*DATASET RECORDS*.
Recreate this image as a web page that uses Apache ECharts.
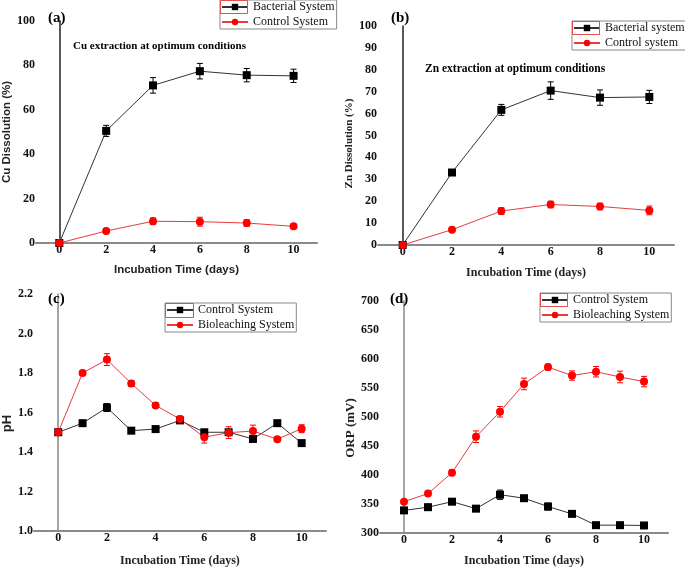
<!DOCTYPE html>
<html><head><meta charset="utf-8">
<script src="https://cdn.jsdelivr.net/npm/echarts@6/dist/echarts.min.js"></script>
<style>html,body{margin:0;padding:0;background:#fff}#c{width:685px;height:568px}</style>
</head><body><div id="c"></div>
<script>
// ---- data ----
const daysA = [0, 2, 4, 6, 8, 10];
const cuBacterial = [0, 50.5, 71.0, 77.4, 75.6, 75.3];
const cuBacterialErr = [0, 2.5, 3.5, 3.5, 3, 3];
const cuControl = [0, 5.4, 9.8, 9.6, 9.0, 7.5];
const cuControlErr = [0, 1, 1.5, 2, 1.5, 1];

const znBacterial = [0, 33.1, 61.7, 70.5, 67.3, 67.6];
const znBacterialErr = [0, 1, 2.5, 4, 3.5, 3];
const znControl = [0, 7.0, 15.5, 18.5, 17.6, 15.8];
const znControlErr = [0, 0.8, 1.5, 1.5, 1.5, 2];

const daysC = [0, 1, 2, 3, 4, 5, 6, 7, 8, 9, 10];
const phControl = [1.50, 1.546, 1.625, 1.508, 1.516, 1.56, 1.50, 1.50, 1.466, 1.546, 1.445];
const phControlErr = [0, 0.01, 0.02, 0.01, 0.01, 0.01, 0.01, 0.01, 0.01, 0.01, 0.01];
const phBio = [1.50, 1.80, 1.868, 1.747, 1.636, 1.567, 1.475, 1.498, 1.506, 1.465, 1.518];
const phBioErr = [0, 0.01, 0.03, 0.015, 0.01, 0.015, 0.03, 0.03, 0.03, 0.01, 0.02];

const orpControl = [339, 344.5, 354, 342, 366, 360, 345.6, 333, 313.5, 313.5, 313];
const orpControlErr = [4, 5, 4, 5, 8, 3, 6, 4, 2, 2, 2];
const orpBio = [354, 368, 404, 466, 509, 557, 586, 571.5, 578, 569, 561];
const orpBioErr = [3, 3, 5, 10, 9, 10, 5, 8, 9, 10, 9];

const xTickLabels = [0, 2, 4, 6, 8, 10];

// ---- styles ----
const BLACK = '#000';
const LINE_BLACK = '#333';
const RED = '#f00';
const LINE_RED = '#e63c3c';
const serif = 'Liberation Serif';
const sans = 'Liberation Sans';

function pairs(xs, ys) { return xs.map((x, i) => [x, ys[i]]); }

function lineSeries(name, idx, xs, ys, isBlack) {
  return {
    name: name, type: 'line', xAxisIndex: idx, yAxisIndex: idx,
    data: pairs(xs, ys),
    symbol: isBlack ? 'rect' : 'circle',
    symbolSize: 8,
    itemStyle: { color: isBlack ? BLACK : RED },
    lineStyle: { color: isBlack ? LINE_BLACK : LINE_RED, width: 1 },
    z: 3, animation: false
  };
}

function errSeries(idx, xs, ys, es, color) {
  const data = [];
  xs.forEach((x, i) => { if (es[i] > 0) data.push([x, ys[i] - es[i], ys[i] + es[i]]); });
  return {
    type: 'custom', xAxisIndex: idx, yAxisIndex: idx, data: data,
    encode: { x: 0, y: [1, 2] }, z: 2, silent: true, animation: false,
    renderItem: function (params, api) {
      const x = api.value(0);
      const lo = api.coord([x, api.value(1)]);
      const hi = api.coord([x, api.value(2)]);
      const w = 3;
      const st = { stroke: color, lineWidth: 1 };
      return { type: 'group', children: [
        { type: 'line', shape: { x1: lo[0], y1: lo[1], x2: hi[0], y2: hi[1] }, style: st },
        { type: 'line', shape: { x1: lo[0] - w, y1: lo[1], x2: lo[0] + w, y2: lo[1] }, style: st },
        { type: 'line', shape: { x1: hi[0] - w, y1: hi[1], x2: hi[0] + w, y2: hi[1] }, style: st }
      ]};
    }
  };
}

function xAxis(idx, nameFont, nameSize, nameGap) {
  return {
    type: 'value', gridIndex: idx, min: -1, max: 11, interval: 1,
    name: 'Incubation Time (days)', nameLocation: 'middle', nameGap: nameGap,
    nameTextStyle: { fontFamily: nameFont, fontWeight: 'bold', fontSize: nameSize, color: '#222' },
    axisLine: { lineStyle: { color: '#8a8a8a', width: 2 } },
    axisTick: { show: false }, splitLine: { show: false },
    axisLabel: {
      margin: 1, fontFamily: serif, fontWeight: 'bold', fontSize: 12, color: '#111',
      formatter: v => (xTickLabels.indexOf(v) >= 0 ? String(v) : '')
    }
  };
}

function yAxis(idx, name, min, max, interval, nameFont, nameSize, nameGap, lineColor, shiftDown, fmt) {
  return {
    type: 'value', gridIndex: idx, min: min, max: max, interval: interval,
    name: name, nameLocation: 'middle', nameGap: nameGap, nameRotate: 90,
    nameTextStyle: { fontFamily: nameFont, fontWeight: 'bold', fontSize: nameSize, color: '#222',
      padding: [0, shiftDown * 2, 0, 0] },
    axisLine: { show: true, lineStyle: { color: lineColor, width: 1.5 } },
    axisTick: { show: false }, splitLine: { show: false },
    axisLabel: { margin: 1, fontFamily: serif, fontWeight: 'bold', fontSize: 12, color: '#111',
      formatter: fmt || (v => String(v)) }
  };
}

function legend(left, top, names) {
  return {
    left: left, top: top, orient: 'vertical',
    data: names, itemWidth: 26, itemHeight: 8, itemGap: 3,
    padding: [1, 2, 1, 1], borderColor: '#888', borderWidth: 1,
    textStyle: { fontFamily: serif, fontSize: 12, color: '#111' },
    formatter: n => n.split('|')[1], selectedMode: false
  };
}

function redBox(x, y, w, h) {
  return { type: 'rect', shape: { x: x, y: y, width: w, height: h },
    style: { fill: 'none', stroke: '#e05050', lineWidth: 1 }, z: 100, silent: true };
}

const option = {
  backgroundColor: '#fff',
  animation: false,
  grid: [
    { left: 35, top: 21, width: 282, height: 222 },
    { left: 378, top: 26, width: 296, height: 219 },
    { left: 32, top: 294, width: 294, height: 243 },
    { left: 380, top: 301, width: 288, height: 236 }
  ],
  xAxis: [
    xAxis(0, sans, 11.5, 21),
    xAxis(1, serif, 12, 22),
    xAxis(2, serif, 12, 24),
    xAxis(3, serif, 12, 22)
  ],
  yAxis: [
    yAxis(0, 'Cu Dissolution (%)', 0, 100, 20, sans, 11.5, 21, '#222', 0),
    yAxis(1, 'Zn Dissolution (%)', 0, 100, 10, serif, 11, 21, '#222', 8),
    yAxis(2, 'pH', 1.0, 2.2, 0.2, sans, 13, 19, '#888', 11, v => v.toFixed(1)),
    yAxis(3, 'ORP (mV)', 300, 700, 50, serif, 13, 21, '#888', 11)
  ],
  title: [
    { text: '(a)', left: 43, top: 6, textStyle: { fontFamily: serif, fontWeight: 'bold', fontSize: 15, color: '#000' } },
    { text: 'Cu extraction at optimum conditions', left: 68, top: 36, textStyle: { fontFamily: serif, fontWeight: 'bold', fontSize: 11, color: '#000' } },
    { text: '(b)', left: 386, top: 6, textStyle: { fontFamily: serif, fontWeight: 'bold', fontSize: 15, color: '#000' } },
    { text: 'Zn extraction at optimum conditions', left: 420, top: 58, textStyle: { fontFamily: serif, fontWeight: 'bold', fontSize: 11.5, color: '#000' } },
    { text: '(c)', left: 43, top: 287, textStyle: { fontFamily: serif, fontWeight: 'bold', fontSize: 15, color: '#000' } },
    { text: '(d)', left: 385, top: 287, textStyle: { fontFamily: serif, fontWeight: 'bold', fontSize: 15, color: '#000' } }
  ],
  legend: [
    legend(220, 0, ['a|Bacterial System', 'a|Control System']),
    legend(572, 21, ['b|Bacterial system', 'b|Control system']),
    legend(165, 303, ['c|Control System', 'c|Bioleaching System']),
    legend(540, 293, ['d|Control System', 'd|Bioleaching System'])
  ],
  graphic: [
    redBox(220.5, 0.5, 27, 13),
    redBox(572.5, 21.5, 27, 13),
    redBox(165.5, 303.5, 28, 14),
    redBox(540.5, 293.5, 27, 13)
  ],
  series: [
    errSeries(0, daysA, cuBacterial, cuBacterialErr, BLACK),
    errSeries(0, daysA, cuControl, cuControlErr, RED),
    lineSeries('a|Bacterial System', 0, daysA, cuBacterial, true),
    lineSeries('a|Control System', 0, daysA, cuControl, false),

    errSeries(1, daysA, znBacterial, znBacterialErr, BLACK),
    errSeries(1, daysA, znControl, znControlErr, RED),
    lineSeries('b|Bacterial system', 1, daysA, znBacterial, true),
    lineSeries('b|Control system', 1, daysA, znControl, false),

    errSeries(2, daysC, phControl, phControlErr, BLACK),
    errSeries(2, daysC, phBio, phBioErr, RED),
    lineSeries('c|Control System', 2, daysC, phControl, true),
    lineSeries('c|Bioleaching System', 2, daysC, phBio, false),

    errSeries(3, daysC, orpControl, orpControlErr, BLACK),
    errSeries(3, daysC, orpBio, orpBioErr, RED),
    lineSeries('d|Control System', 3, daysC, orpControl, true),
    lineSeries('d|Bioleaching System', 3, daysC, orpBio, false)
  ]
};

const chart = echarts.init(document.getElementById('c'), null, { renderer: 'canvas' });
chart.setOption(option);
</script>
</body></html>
--
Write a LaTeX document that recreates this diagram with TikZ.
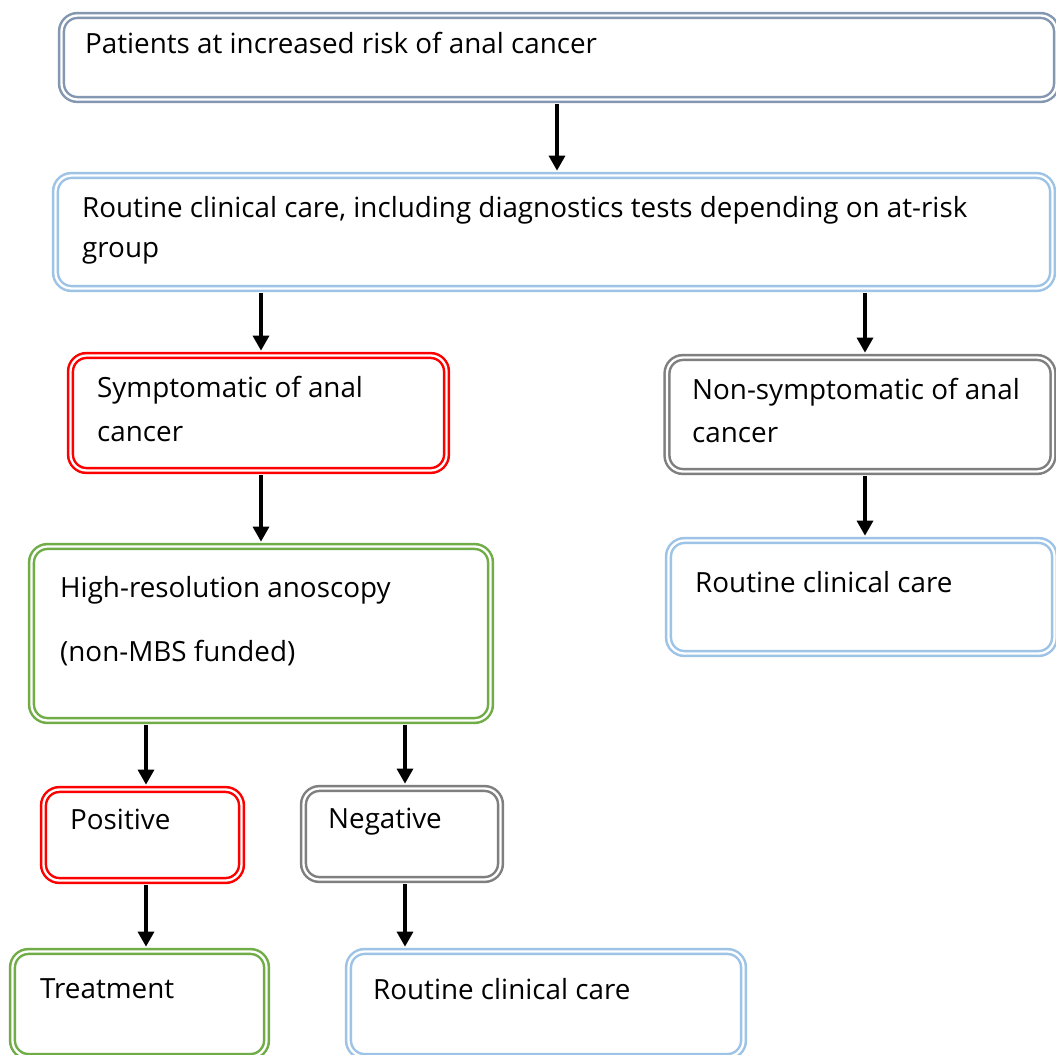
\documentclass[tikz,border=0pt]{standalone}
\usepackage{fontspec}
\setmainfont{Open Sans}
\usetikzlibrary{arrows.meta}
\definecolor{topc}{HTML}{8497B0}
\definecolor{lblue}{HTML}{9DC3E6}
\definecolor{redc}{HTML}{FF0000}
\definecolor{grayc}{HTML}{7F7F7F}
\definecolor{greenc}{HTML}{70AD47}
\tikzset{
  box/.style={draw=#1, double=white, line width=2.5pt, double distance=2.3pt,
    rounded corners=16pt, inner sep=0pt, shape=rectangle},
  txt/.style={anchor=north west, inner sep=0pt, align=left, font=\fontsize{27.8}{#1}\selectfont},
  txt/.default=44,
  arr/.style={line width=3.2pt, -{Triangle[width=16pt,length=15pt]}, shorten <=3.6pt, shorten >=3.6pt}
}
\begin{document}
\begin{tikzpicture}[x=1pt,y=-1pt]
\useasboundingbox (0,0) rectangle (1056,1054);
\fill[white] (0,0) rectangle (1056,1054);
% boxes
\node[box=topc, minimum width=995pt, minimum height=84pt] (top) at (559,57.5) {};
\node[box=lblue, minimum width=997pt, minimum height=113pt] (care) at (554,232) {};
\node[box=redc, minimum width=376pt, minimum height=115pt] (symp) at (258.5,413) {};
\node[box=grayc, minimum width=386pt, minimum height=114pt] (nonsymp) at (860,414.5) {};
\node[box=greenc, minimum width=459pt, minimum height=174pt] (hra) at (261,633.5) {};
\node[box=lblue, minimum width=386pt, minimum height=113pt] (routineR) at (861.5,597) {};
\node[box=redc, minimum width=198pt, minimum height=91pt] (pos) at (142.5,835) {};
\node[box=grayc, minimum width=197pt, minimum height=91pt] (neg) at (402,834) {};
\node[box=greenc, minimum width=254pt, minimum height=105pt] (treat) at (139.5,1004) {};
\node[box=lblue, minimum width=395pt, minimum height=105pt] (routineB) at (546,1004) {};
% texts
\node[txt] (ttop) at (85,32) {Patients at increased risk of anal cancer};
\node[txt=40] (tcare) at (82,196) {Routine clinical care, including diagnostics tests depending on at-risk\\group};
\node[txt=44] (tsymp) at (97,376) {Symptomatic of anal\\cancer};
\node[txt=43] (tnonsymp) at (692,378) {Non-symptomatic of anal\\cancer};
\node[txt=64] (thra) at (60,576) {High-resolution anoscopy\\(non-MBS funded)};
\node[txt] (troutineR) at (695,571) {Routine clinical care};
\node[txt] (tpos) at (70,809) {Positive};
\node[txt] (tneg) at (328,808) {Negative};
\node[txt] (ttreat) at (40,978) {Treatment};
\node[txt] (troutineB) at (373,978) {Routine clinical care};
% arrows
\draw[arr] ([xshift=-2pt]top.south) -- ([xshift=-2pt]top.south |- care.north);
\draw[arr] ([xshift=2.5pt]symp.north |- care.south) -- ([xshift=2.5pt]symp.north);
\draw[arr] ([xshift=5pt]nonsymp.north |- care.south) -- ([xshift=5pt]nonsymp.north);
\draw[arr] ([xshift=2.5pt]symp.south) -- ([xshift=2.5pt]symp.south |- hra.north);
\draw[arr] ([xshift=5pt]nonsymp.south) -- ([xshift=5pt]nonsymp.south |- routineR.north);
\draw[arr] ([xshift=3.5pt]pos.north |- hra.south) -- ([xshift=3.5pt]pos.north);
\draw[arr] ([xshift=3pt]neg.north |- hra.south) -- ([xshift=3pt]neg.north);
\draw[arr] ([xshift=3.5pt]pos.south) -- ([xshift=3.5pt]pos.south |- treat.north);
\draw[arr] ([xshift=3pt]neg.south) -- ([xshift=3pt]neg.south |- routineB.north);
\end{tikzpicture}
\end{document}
---
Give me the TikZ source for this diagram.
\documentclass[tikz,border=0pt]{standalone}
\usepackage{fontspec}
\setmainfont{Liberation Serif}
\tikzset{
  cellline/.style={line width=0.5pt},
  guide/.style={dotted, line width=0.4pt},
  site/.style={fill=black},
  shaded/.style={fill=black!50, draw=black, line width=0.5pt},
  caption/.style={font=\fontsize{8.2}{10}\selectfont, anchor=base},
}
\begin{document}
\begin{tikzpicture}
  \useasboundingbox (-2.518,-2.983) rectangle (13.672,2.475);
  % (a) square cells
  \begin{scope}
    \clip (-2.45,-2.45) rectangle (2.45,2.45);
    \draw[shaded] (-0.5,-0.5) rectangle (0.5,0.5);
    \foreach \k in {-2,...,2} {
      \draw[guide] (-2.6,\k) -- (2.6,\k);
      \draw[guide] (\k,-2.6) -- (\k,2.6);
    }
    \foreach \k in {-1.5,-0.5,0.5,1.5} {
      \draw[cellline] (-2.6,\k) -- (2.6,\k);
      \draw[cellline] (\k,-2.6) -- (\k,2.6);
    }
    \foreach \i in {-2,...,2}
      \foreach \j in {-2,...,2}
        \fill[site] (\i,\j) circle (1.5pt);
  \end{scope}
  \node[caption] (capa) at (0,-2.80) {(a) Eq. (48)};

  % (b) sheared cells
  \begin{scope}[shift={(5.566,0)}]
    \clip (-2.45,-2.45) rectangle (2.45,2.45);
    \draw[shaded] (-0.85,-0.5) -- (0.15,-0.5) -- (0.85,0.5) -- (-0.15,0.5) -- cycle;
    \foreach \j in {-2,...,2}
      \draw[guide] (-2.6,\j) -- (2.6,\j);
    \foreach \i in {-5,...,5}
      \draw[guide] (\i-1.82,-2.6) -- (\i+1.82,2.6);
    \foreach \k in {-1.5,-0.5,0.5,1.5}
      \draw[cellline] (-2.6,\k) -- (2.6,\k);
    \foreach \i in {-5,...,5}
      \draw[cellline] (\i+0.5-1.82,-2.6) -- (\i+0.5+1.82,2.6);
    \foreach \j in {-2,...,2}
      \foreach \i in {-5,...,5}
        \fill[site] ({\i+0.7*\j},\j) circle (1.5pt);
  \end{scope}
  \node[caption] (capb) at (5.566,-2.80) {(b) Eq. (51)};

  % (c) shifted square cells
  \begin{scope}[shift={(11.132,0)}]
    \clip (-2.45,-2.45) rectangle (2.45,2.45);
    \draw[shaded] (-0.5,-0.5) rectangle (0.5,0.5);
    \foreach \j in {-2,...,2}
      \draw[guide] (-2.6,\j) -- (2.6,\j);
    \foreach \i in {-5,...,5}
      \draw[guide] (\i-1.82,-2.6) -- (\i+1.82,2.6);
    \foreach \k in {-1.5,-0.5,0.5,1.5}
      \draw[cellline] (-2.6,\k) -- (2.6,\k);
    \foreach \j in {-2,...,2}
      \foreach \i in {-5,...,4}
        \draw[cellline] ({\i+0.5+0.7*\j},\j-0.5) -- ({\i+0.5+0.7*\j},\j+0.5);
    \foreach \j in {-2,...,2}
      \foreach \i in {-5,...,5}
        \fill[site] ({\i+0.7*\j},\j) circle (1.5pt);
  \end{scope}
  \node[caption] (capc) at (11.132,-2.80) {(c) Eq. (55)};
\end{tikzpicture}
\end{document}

*GIVEN EXERCISE*.
Repeat exactly, and only, the entries from the line with "Recreate this image" through the line with "function pairs(xs, ys)". Pictures are skipped.

*PROBLEM SOLUTION*.
Recreate this image as a web page that uses Apache ECharts.
<!DOCTYPE html>
<html><head><meta charset="utf-8">
<script src="https://cdn.jsdelivr.net/npm/echarts@6/dist/echarts.min.js"></script>
<style>html,body{margin:0;padding:0;background:#fff}#c{width:685px;height:568px}</style>
</head><body><div id="c"></div>
<script>
// ---- data ----
const daysA = [0, 2, 4, 6, 8, 10];
const cuBacterial = [0, 50.5, 71.0, 77.4, 75.6, 75.3];
const cuBacterialErr = [0, 2.5, 3.5, 3.5, 3, 3];
const cuControl = [0, 5.4, 9.8, 9.6, 9.0, 7.5];
const cuControlErr = [0, 1, 1.5, 2, 1.5, 1];

const znBacterial = [0, 33.1, 61.7, 70.5, 67.3, 67.6];
const znBacterialErr = [0, 1, 2.5, 4, 3.5, 3];
const znControl = [0, 7.0, 15.5, 18.5, 17.6, 15.8];
const znControlErr = [0, 0.8, 1.5, 1.5, 1.5, 2];

const daysC = [0, 1, 2, 3, 4, 5, 6, 7, 8, 9, 10];
const phControl = [1.50, 1.546, 1.625, 1.508, 1.516, 1.56, 1.50, 1.50, 1.466, 1.546, 1.445];
const phControlErr = [0, 0.01, 0.02, 0.01, 0.01, 0.01, 0.01, 0.01, 0.01, 0.01, 0.01];
const phBio = [1.50, 1.80, 1.868, 1.747, 1.636, 1.567, 1.475, 1.498, 1.506, 1.465, 1.518];
const phBioErr = [0, 0.01, 0.03, 0.015, 0.01, 0.015, 0.03, 0.03, 0.03, 0.01, 0.02];

const orpControl = [339, 344.5, 354, 342, 366, 360, 345.6, 333, 313.5, 313.5, 313];
const orpControlErr = [4, 5, 4, 5, 8, 3, 6, 4, 2, 2, 2];
const orpBio = [354, 368, 404, 466, 509, 557, 586, 571.5, 578, 569, 561];
const orpBioErr = [3, 3, 5, 10, 9, 10, 5, 8, 9, 10, 9];

const xTickLabels = [0, 2, 4, 6, 8, 10];

// ---- styles ----
const BLACK = '#000';
const LINE_BLACK = '#333';
const RED = '#f00';
const LINE_RED = '#e63c3c';
const serif = 'Liberation Serif';
const sans = 'Liberation Sans';

function pairs(xs, ys) { return xs.map((x, i) => [x, ys[i]]); }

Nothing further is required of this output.